The company also warned that weak retail inventories could lead to flat volumes in the first quarter, adding that it expects pricing to be up about 2% in 2024 compared with a 9% rise the year before.

"Contribution of pricing to help offset the record inflation ... has already started receding," Kimberly-Clark CEO Mike Hsu said on a post-earnings call.

While inflation has retreated from its peak, particularly in the United States, still-high costs are putting a strain on personal spending.

Kimberly-Clark said it expects organic sales to grow in the low to mid-single digit range in 2024 and volume growth to pick up as the year progresses.
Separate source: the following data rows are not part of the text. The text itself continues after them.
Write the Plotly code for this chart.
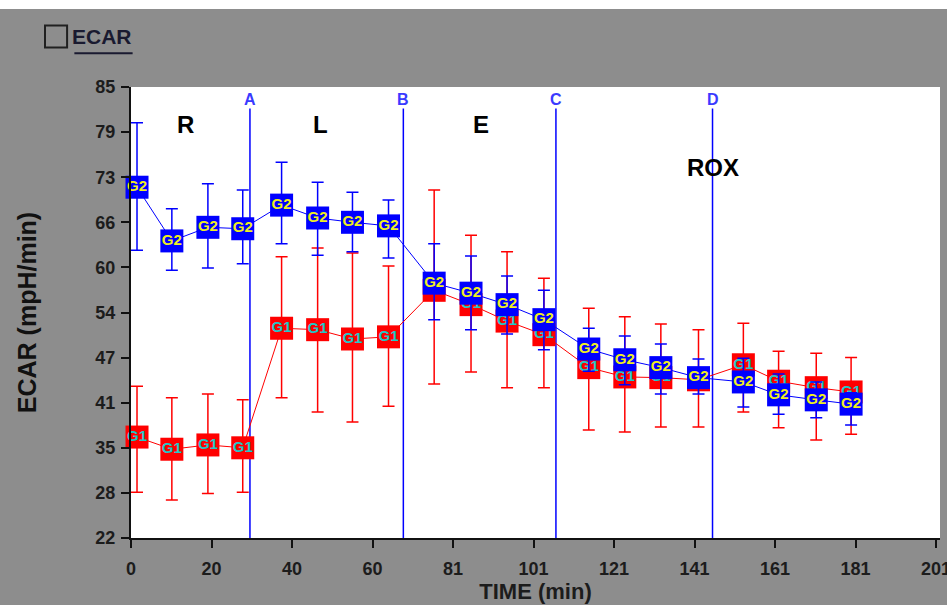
import plotly.graph_objects as go

# ---- data ----
time_min = [1.5, 10.2, 19.2, 27.9, 37.6, 46.6, 55.3, 64.3, 75.7, 84.9,
            93.9, 103.1, 114.3, 123.3, 132.3, 141.7, 152.9, 161.7, 171.1, 179.8]

g1_mean = [36.1, 34.4, 35.0, 34.6, 51.3, 51.1, 49.8, 50.1, 56.6, 54.6,
           52.3, 50.4, 45.8, 44.5, 44.4, 44.1, 46.2, 43.9, 43.0, 42.4]
g1_upper = [43.2, 41.6, 42.1, 41.3, 61.3, 62.5, 61.8, 60.0, 70.6, 64.3,
            62.0, 58.3, 54.1, 52.9, 51.9, 51.1, 52.0, 48.1, 47.8, 47.2]
g1_lower = [28.4, 27.3, 28.2, 28.4, 41.6, 39.6, 38.2, 40.4, 43.5, 45.2,
            43.0, 43.0, 37.1, 36.8, 37.5, 37.5, 39.6, 37.4, 35.7, 36.5]

g2_mean = [71.0, 63.5, 65.4, 65.2, 68.5, 66.7, 66.1, 65.6, 57.6, 56.2,
           54.6, 52.5, 48.4, 46.9, 45.8, 44.4, 43.8, 42.0, 41.3, 40.7]
g2_upper = [80.0, 68.0, 71.5, 70.6, 74.5, 71.7, 70.3, 69.2, 63.1, 61.4,
            58.6, 56.6, 51.3, 50.2, 49.1, 47.0, 47.1, 44.9, 43.8, 42.3]
g2_lower = [62.2, 59.4, 59.7, 60.3, 63.1, 61.5, 62.0, 61.1, 52.5, 51.1,
            50.5, 48.3, 45.3, 43.4, 42.1, 42.1, 40.3, 39.3, 38.8, 37.8]

injection_times = [29.7, 68.0, 106.1, 145.2]
injection_labels = ["A", "B", "C", "D"]

phase_labels = ["R", "L", "E", "ROX"]
phase_x = [13.7, 47.4, 87.4, 145.3]
phase_y = [79.8, 79.8, 79.8, 73.8]

x_tickvals = [0, 20.1, 40.2, 60.3, 80.4, 100.5, 120.6, 140.7, 160.8, 180.9, 201]
x_ticktext = ["0", "20", "40", "60", "81", "101", "121", "141", "161", "181", "201"]
y_tickvals = [22, 28.3, 34.6, 40.9, 47.2, 53.5, 59.8, 66.1, 72.4, 78.7, 85]
y_ticktext = ["22", "28", "35", "41", "47", "54", "60", "66", "73", "79", "85"]

GRAY = "#8d8d8d"
TICKFONT = dict(family="Liberation Sans, Arial", size=18, color="#1c1c1c")

fig = go.Figure()


def add_group(name, mean, upper, lower, color, textcolor):
    fig.add_trace(go.Scatter(
        x=time_min, y=mean, name=name,
        mode="lines+markers+text",
        text=["<b>%s</b>" % name] * len(mean), textposition="middle center",
        textfont=dict(family="Liberation Sans, Arial", size=15, color=textcolor),
        line=dict(color=color, width=1),
        marker=dict(symbol="square", size=23, color=color, line=dict(width=0)),
        error_y=dict(type="data", symmetric=False,
                     array=[u - m for u, m in zip(upper, mean)],
                     arrayminus=[m - l for m, l in zip(mean, lower)],
                     color=color, thickness=1.5, width=6),
        cliponaxis=False, showlegend=False,
    ))


add_group("G1", g1_mean, g1_upper, g1_lower, "#ff0000", "#22c8c8")
add_group("G2", g2_mean, g2_upper, g2_lower, "#0000ff", "#f0f020")

# injection lines + labels
for t, lab in zip(injection_times, injection_labels):
    fig.add_shape(type="line", x0=t, x1=t, y0=22, y1=82.0, xref="x", yref="y",
                  line=dict(color="#0000ff", width=1.5), layer="below")
    fig.add_annotation(x=t, y=83.3, text="<b>%s</b>" % lab, showarrow=False, xref="x", yref="y",
                       font=dict(family="Liberation Sans, Arial", size=16, color="#3a3aff"))

for lab, px_, py_ in zip(phase_labels, phase_x, phase_y):
    fig.add_annotation(x=px_, y=py_, text="<b>%s</b>" % lab, showarrow=False,
                       xref="x", yref="y",
                       font=dict(family="Liberation Sans, Arial", size=24, color="#000000"))

# white strip at top of the image
fig.add_shape(type="rect", xref="paper", yref="paper", x0=-0.2, x1=1.1,
              y0=1.173, y1=1.25, fillcolor="white", line=dict(width=0), layer="below")
# checkbox + ECAR legend title
fig.add_shape(type="rect", xref="paper", yref="paper",
              x0=-0.1063, x1=-0.0790, y0=1.0875, y1=1.1365,
              fillcolor="rgba(0,0,0,0)", line=dict(color="#202020", width=2))
fig.add_annotation(xref="paper", yref="paper", x=-0.0760, y=1.112, xanchor="left",
                   yanchor="middle", text="<b>ECAR</b>", showarrow=False,
                   font=dict(family="Liberation Sans, Arial", size=21, color="#1a1a30"))
fig.add_shape(type="line", xref="paper", yref="paper",
              x0=-0.0700, x1=0.0020, y0=1.075, y1=1.075,
              line=dict(color="#1a1a30", width=2))

fig.update_layout(
    width=947, height=605,
    margin=dict(l=131, r=7, t=87, b=67, autoexpand=False),
    paper_bgcolor=GRAY, plot_bgcolor="white",
    xaxis=dict(range=[0, 202], tickvals=x_tickvals,
               ticktext=["<b>%s</b>" % t for t in x_ticktext],
               showgrid=False, zeroline=False, showline=True, linecolor="#111111",
               linewidth=2, ticks="outside", ticklen=8, tickwidth=2, tickcolor="#111111",
               tickfont=TICKFONT, ticklabeloverflow="allow", automargin=False,
               ticklabelstandoff=5,
               title=dict(text="<b>TIME (min)</b>", standoff=3,
                          font=dict(family="Liberation Sans, Arial", size=22, color="#1c1c1c"))),
    yaxis=dict(range=[22, 85], tickvals=y_tickvals,
               ticktext=["<b>%s</b>" % t for t in y_ticktext],
               showgrid=False, zeroline=False, showline=True, linecolor="#111111",
               linewidth=2, ticks="outside", ticklen=8, tickwidth=2, tickcolor="#111111",
               tickfont=TICKFONT, automargin=False, ticklabelstandoff=2,
               title=dict(text="<b>ECAR (mpH/min)</b>", standoff=52,
                          font=dict(family="Liberation Sans, Arial", size=25, color="#111111"))),
)

fig.write_html("out.html")
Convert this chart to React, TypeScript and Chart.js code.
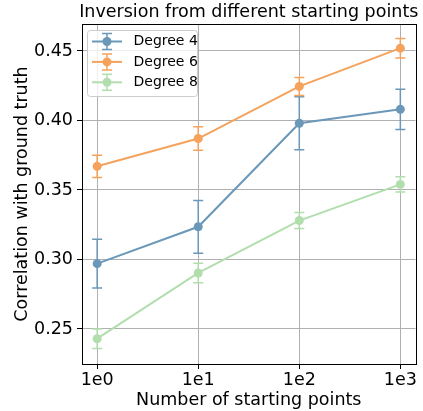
import React, { useEffect, useRef } from "react";
import { Chart, registerables } from "chart.js";

Chart.register(...registerables);

// Number of starting points (log-spaced categories)
const xLabels = ["1e0", "1e1", "1e2", "1e3"];
const yTicks = [0.25, 0.3, 0.35, 0.4, 0.45];

// Mean correlation with ground truth, with error-bar half-widths
const degree4 = [0.297, 0.3235, 0.398, 0.408];
const degree4Err = [0.0175, 0.019, 0.019, 0.0145];
const degree6 = [0.367, 0.387, 0.4245, 0.452];
const degree6Err = [0.008, 0.0085, 0.0065, 0.007];
const degree8 = [0.243, 0.2903, 0.328, 0.354];
const degree8Err = [0.007, 0.007, 0.0058, 0.0055];

const seriesNames = ["Degree 4", "Degree 6", "Degree 8"];
const seriesColors = ["#6b98b9", "#f5a25d", "#b2deae"];

const FONT = "DejaVu Sans";
const TITLE = "Inversion from different starting points";

const errorBarPlugin = {
  id: "errorBars",
  beforeDatasetDraw(chart: any, args: any) {
    const ds = chart.data.datasets[args.index];
    const errs: number[] | undefined = ds.errors;
    if (!errs) return;
    const xs = chart.scales.x;
    const ys = chart.scales.y;
    const ctx = chart.ctx;
    ctx.save();
    ctx.strokeStyle = ds.borderColor;
    ctx.lineWidth = 1.5;
    ds.data.forEach((pt: any, i: number) => {
      const px = xs.getPixelForValue(pt.x);
      const top = ys.getPixelForValue(pt.y + errs[i]);
      const bot = ys.getPixelForValue(pt.y - errs[i]);
      ctx.beginPath();
      ctx.moveTo(px, top);
      ctx.lineTo(px, bot);
      ctx.moveTo(px - 5, top);
      ctx.lineTo(px + 5, top);
      ctx.moveTo(px - 5, bot);
      ctx.lineTo(px + 5, bot);
      ctx.stroke();
    });
    ctx.restore();
  },
};

const framePlugin = {
  id: "frameTitleLegend",
  afterDatasetsDraw(chart: any) {
    const { ctx, chartArea: a } = chart;
    ctx.save();
    ctx.strokeStyle = "#000";
    ctx.lineWidth = 1;
    ctx.strokeRect(
      Math.round(a.left) + 0.5,
      Math.round(a.top) + 0.5,
      Math.round(a.right - a.left),
      Math.round(a.bottom - a.top)
    );
    ctx.restore();
  },
  afterDraw(chart: any) {
    const { ctx, chartArea: a } = chart;
    ctx.save();
    // title
    ctx.fillStyle = "#000";
    ctx.font = `17.5px '${FONT}'`;
    ctx.textAlign = "center";
    ctx.textBaseline = "alphabetic";
    ctx.fillText(TITLE, (a.left + a.right) / 2, 17);

    // legend
    const bx = a.left + 5;
    const by = a.top + 6;
    const bw = 110;
    const bh = 66;
    ctx.beginPath();
    ctx.roundRect(bx + 0.5, by + 0.5, bw, bh, 3);
    ctx.fillStyle = "rgba(255,255,255,0.8)";
    ctx.fill();
    ctx.strokeStyle = "#cccccc";
    ctx.lineWidth = 1;
    ctx.stroke();

    ctx.font = `14px '${FONT}'`;
    ctx.textAlign = "left";
    ctx.textBaseline = "middle";
    chart.data.datasets.forEach((ds: any, i: number) => {
      const cy = by + 11.5 + i * 20.4;
      const x0 = bx + 5;
      const x1 = bx + 35;
      const cx = (x0 + x1) / 2;
      ctx.strokeStyle = ds.borderColor;
      ctx.lineWidth = 1.5;
      ctx.beginPath();
      ctx.moveTo(cx, cy - 8);
      ctx.lineTo(cx, cy + 8);
      ctx.moveTo(cx - 5, cy - 8);
      ctx.lineTo(cx + 5, cy - 8);
      ctx.moveTo(cx - 5, cy + 8);
      ctx.lineTo(cx + 5, cy + 8);
      ctx.stroke();
      ctx.lineWidth = 2;
      ctx.beginPath();
      ctx.moveTo(x0, cy);
      ctx.lineTo(x1, cy);
      ctx.stroke();
      ctx.fillStyle = ds.borderColor;
      ctx.beginPath();
      ctx.arc(cx, cy, 4.5, 0, Math.PI * 2);
      ctx.fill();
      ctx.fillStyle = "#000";
      ctx.fillText(ds.label, bx + 46.5, cy);
    });
    ctx.restore();
  },
};

export default function App() {
  const ref = useRef<HTMLCanvasElement | null>(null);

  useEffect(() => {
    if (!ref.current) return;
    const values = [degree4, degree6, degree8];
    const errors = [degree4Err, degree6Err, degree8Err];
    const chart = new Chart(ref.current, {
      type: "line",
      data: {
        datasets: values.map((vals, k) => ({
          label: seriesNames[k],
          data: vals.map((v, i) => ({ x: i, y: v })),
          errors: errors[k],
          borderColor: seriesColors[k],
          backgroundColor: seriesColors[k],
          pointBackgroundColor: seriesColors[k],
          pointBorderWidth: 0,
          pointRadius: 4.5,
          borderWidth: 2,
          tension: 0,
          order: 3 - k,
        })) as any,
      },
      options: {
        animation: false,
        responsive: false,
        events: [],
        layout: { padding: { top: 24, right: 7.5, bottom: 0, left: 0 } },
        plugins: {
          legend: { display: false },
          title: { display: false },
          tooltip: { enabled: false },
        },
        scales: {
          x: {
            type: "linear",
            min: -0.15,
            max: 3.15,
            afterBuildTicks: (s: any) => {
              s.ticks = xLabels.map((_, i) => ({ value: i }));
            },
            afterFit: (s: any) => {
              s.height = 47;
              s.paddingLeft = 0;
              s.paddingRight = 0;
            },
            ticks: {
              autoSkip: false,
              maxRotation: 0,
              padding: 1,
              color: "#000",
              font: { family: FONT, size: 17.5 },
              callback: (v: any) => xLabels[Math.round(Number(v))] ?? "",
            },
            grid: {
              color: "#b0b0b0",
              lineWidth: 1,
              tickLength: 5,
              tickColor: "#000",
            },
            border: { display: false },
            title: {
              display: true,
              text: "Number of starting points",
              color: "#000",
              font: { family: FONT, size: 17.5 },
              padding: { top: 0, bottom: 0.5 },
            },
          },
          y: {
            type: "linear",
            min: 0.2248,
            max: 0.4694,
            afterBuildTicks: (s: any) => {
              s.ticks = yTicks.map((v) => ({ value: v }));
            },
            afterFit: (s: any) => {
              s.width = 82;
              s.paddingTop = 0;
              s.paddingBottom = 0;
            },
            ticks: {
              padding: 4,
              color: "#000",
              font: { family: FONT, size: 17.5 },
              callback: (v: any) => Number(v).toFixed(2),
            },
            grid: {
              color: "#b0b0b0",
              lineWidth: 1,
              tickLength: 5,
              tickColor: "#000",
            },
            border: { display: false },
            title: {
              display: true,
              text: "Correlation with ground truth",
              color: "#000",
              font: { family: FONT, size: 17.5 },
              padding: { top: 11.5, bottom: 0 },
            },
          },
        },
      },
      plugins: [errorBarPlugin, framePlugin],
    });
    return () => chart.destroy();
  }, []);

  return (
    <div style={{ position: "absolute", left: 0, top: 0, width: 423, height: 411, background: "#fff" }}>
      <canvas ref={ref} width={423} height={411} />
    </div>
  );
}
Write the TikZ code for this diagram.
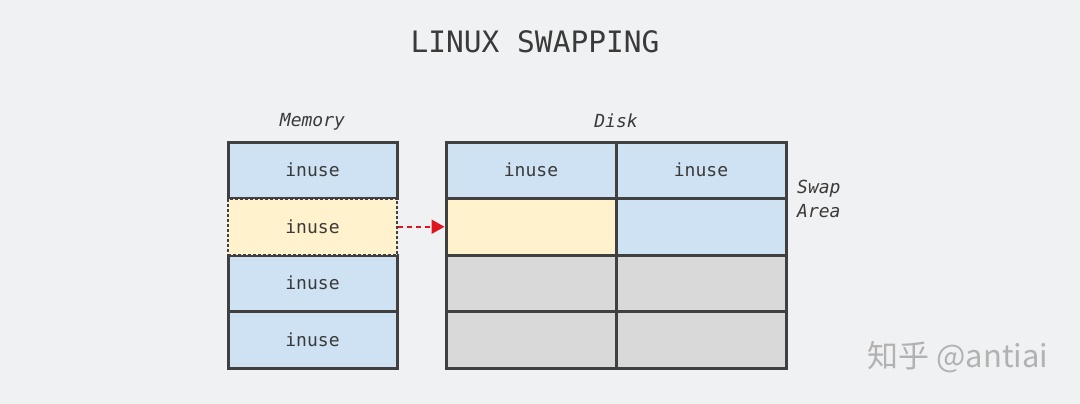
\documentclass[tikz,border=0pt]{standalone}
\usepackage{fontspec}
\setmonofont{DejaVu Sans Mono}
\newfontfamily\cjk{Noto Sans CJK SC}
\usetikzlibrary{arrows.meta, positioning}
\definecolor{bg}{HTML}{F0F1F3}
\definecolor{edge}{HTML}{404040}
\definecolor{ink}{HTML}{3A3A3A}
\definecolor{used}{HTML}{CFE2F3}
\definecolor{moved}{HTML}{FFF2CC}
\definecolor{free}{HTML}{D9D9D9}
\definecolor{arrowred}{HTML}{E0141E}

\begin{document}
\begin{tikzpicture}[x=1pt, y=-1pt,
          > = {Triangle[length=13pt, width=14pt]},
  cell/.style = {draw=edge, line width=3pt, minimum width=169pt,
                 minimum height=56.5pt, inner sep=0pt, text=ink,
                 font=\ttfamily\fontsize{18}{20}\selectfont},
 label/.style = {text=ink, font=\ttfamily\itshape\fontsize{18}{24}\selectfont}
                    ]
% background
\fill[bg] (0,0) rectangle (1080,404);
\useasboundingbox (0,0) rectangle (1080,404);
% title
\node[text=ink, font=\ttfamily\fontsize{29.5}{32}\selectfont] (title) at (535,42) {LINUX SWAPPING};
% memory
\foreach \r/\y in {1/170.25, 3/283.25, 4/339.75}
    \node[cell, fill=used] (mem\r) at (312.5,\y) {inuse};
\node[cell, fill=moved, line width=2.5pt, dash pattern=on 3pt off 2pt] (mem2) at (312.5,226.75) {inuse};
% disk
\node[cell, fill=used, minimum width=170pt] (disk11) at (531,170.25) {inuse};
\node[cell, fill=used, minimum width=170pt] (disk12) at (701,170.25) {inuse};
\node[cell, fill=moved, minimum width=170pt] (disk21) at (531,226.75) {};
\node[cell, fill=used, minimum width=170pt] (disk22) at (701,226.75) {};
\foreach \r/\y in {3/283.25, 4/339.75} {
    \node[cell, fill=free, minimum width=170pt] (disk\r1) at (531,\y) {};
    \node[cell, fill=free, minimum width=170pt] (disk\r2) at (701,\y) {};
}
% labels
\node[label] (memlbl) at (312.5,122) {Memory};
\node[label] (disklbl) at (616,121) {Disk};
\node[label, anchor=west, align=left, inner sep=0pt] (swaplbl) at (797,199) {Swap\\Area};
% swap out
\draw[->, arrowred, line width=2pt, dash pattern=on 5pt off 4pt] (mem2.east) -- (disk21.west);
% watermark
\node[text=gray!60, font=\cjk\fontsize{31}{34}\selectfont] (mark) at (958,357) {知乎 @antiai};
\end{tikzpicture}
\end{document}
The company also forecast high-single digit growth in adjusted earnings per share for 2024. Analysts had expected profit to grow 7.5%, according to LSEG data.

"2024 guide is realistic and lower ... but the market doesn't love back-end loaded earnings progression," Evercore ISI analyst Javier Escalante said.

Consumer goods companies such as Kimberly-Clark, P&G and Unilever have had to contend with cheaper private label brands eating into their shelf space.

Kimberly-Clark's gross margin rose by 210 basis points in the fourth quarter as easing costs of raw materials helped soften the blow from higher manufacturing and labor costs and unfavorable currency exchange rates in some markets.

For larger rival P&G, strong demand and still-high prices of its products mainly in Europe helped boost gross margin in its quarterly results on Tuesday.

Kimberly-Clark's fourth-quarter net sales came in at $4.97 billion, compared with estimates of $4.98 billion. Adjusted earnings of $1.51 per share missed expectations of $1.54.

Organic sales rose 3%, compared with a 5% rise a year earlier.